→ **Goal**: Look through the listing below for the line containing "Recreate this image". Copy it and each line after it up to and including the line containing "253, 255, 258];", exactly, leaving out pictures.

→ **Data extract**:
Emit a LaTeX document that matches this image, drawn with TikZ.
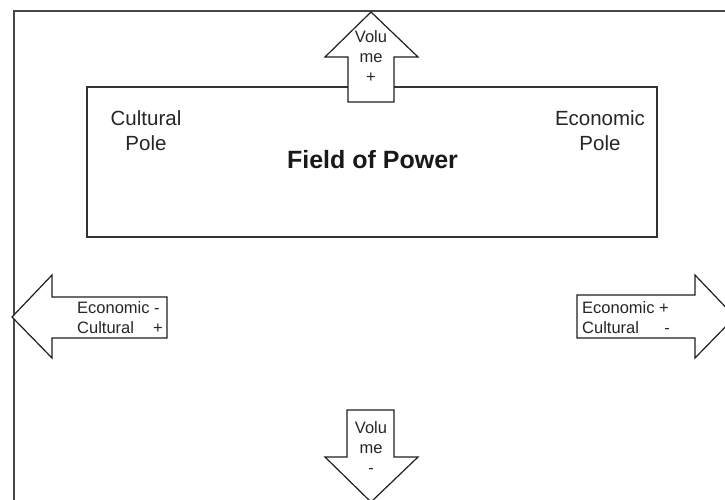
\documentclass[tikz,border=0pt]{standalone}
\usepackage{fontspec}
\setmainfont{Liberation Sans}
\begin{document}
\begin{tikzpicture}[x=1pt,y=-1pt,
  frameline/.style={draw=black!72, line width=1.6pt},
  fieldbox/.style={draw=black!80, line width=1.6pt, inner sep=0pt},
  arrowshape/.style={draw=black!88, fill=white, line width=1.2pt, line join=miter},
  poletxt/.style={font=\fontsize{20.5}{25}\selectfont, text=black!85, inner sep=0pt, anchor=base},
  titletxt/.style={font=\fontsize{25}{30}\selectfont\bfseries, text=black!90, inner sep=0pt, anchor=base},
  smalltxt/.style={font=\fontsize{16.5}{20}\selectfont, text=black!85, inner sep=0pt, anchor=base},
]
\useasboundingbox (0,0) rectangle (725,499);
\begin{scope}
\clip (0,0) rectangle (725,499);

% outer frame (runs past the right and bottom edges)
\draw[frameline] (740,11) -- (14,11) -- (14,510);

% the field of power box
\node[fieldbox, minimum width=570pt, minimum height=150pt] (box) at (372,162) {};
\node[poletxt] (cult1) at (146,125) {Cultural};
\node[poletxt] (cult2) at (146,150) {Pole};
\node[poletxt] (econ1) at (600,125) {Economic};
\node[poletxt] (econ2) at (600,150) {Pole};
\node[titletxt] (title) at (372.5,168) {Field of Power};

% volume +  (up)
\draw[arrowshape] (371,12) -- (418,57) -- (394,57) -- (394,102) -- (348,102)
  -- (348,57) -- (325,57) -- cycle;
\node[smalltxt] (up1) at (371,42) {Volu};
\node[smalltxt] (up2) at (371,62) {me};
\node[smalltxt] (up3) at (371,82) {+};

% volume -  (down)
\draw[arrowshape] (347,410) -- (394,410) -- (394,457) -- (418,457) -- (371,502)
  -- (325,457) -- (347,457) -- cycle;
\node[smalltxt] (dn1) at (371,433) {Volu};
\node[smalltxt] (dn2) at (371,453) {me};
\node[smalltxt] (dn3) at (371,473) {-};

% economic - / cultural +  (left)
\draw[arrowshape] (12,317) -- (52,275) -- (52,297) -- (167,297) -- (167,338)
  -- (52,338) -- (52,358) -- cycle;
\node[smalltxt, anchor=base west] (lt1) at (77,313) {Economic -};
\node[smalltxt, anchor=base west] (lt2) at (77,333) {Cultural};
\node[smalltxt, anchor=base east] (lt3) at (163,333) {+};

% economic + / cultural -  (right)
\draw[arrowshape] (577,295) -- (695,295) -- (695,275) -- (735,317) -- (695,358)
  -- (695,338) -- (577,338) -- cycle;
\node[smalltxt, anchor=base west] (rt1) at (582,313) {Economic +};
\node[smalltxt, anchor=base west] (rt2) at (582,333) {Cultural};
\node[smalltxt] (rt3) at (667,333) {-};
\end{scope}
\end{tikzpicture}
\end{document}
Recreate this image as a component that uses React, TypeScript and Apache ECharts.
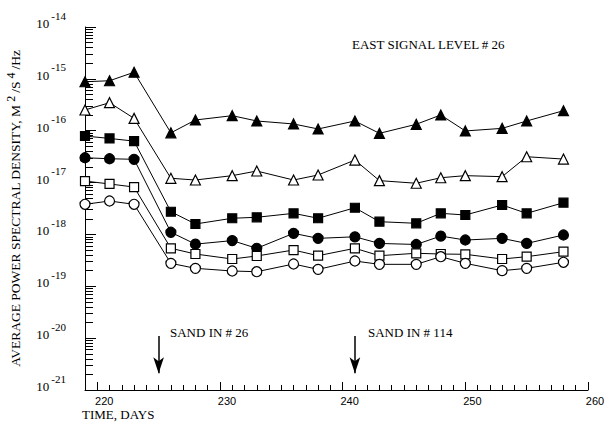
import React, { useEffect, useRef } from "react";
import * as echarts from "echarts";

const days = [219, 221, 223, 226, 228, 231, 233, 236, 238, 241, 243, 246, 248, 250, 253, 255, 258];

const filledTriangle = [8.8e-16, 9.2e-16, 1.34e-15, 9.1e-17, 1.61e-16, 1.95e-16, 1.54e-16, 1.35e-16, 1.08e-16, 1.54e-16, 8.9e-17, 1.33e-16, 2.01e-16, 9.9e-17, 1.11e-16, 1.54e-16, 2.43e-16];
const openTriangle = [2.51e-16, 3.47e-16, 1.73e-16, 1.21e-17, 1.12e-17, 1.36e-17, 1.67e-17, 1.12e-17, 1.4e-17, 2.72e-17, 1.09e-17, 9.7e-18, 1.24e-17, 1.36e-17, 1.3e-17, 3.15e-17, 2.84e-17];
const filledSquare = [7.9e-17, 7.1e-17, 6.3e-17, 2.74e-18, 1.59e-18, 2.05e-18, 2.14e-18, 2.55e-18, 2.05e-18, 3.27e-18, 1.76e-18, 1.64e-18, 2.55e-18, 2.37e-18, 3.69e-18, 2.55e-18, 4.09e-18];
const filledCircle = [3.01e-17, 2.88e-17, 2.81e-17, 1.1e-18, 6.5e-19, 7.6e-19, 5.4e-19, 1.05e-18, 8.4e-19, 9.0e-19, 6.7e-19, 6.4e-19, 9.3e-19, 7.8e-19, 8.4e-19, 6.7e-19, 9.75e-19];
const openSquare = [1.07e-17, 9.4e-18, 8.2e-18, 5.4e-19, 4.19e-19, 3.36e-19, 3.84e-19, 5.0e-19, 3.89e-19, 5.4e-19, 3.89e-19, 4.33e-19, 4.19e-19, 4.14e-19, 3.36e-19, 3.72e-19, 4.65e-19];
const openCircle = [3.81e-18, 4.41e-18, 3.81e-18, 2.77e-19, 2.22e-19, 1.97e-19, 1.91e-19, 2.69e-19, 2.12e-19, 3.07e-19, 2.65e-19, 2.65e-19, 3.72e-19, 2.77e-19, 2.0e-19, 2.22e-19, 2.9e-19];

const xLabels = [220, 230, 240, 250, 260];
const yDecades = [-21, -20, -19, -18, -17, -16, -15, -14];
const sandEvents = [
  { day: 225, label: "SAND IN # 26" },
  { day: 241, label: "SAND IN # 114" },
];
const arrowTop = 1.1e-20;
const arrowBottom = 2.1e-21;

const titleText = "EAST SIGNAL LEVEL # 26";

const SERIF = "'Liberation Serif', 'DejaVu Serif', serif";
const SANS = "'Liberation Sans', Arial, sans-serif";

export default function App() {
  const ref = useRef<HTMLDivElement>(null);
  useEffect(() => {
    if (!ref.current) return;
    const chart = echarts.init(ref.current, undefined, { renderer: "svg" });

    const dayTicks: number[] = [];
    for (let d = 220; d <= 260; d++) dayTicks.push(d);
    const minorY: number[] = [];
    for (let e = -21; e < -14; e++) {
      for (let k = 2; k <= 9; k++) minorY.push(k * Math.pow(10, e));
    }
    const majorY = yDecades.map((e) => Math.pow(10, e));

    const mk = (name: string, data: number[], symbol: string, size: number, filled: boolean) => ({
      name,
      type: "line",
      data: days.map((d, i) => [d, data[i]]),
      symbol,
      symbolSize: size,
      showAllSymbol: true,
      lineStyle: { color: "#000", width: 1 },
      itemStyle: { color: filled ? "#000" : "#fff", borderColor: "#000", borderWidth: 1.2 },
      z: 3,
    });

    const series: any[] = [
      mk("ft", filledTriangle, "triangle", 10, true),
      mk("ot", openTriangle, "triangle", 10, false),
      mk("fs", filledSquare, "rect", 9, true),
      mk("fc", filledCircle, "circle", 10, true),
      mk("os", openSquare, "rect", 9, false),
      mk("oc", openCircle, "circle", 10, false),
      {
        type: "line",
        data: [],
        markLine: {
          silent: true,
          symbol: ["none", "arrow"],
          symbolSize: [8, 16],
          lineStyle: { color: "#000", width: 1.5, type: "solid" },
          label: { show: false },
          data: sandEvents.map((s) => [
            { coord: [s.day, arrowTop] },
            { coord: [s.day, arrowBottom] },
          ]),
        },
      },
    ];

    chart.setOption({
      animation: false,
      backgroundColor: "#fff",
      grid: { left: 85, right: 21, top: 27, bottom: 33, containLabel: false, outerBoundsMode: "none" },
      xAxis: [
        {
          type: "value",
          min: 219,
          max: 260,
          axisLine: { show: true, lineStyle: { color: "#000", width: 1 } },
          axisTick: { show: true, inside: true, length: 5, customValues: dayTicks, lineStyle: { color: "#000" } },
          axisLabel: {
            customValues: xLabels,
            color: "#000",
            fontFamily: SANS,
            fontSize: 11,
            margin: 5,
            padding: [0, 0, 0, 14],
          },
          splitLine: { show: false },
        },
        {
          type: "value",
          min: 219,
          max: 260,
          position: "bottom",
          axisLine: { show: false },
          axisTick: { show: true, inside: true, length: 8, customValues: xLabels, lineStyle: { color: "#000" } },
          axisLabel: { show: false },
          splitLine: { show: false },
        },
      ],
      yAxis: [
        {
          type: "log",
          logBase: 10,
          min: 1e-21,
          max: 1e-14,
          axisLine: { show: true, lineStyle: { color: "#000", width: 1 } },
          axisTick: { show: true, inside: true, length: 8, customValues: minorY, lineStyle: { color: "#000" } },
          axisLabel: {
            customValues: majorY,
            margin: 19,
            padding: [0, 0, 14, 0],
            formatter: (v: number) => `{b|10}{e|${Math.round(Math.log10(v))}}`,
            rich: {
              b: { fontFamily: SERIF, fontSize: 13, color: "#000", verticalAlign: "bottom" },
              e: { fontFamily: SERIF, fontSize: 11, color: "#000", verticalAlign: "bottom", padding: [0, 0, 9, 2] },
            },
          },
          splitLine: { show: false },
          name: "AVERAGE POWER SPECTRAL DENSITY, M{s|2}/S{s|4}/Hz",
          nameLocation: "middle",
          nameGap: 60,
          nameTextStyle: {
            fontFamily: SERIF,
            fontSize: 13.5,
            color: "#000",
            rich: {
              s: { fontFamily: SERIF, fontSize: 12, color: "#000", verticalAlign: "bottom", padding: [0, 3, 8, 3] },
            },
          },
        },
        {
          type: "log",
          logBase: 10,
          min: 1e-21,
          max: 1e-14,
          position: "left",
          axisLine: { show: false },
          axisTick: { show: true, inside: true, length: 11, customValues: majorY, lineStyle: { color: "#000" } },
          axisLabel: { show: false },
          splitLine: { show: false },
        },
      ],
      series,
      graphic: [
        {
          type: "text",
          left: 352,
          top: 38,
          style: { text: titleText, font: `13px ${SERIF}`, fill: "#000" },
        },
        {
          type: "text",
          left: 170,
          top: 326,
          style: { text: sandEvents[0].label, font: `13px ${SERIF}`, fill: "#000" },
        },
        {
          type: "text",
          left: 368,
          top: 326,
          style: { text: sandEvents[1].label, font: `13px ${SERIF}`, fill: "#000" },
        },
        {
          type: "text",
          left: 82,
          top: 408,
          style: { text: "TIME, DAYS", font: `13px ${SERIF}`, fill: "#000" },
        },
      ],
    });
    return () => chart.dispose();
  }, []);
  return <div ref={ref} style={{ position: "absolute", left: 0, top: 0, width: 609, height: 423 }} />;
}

→ **Reply**:
Recreate this image as a component that uses React, TypeScript and Apache ECharts.
import React, { useEffect, useRef } from "react";
import * as echarts from "echarts";

const days = [219, 221, 223, 226, 228, 231, 233, 236, 238, 241, 243, 246, 248, 250, 253, 255, 258];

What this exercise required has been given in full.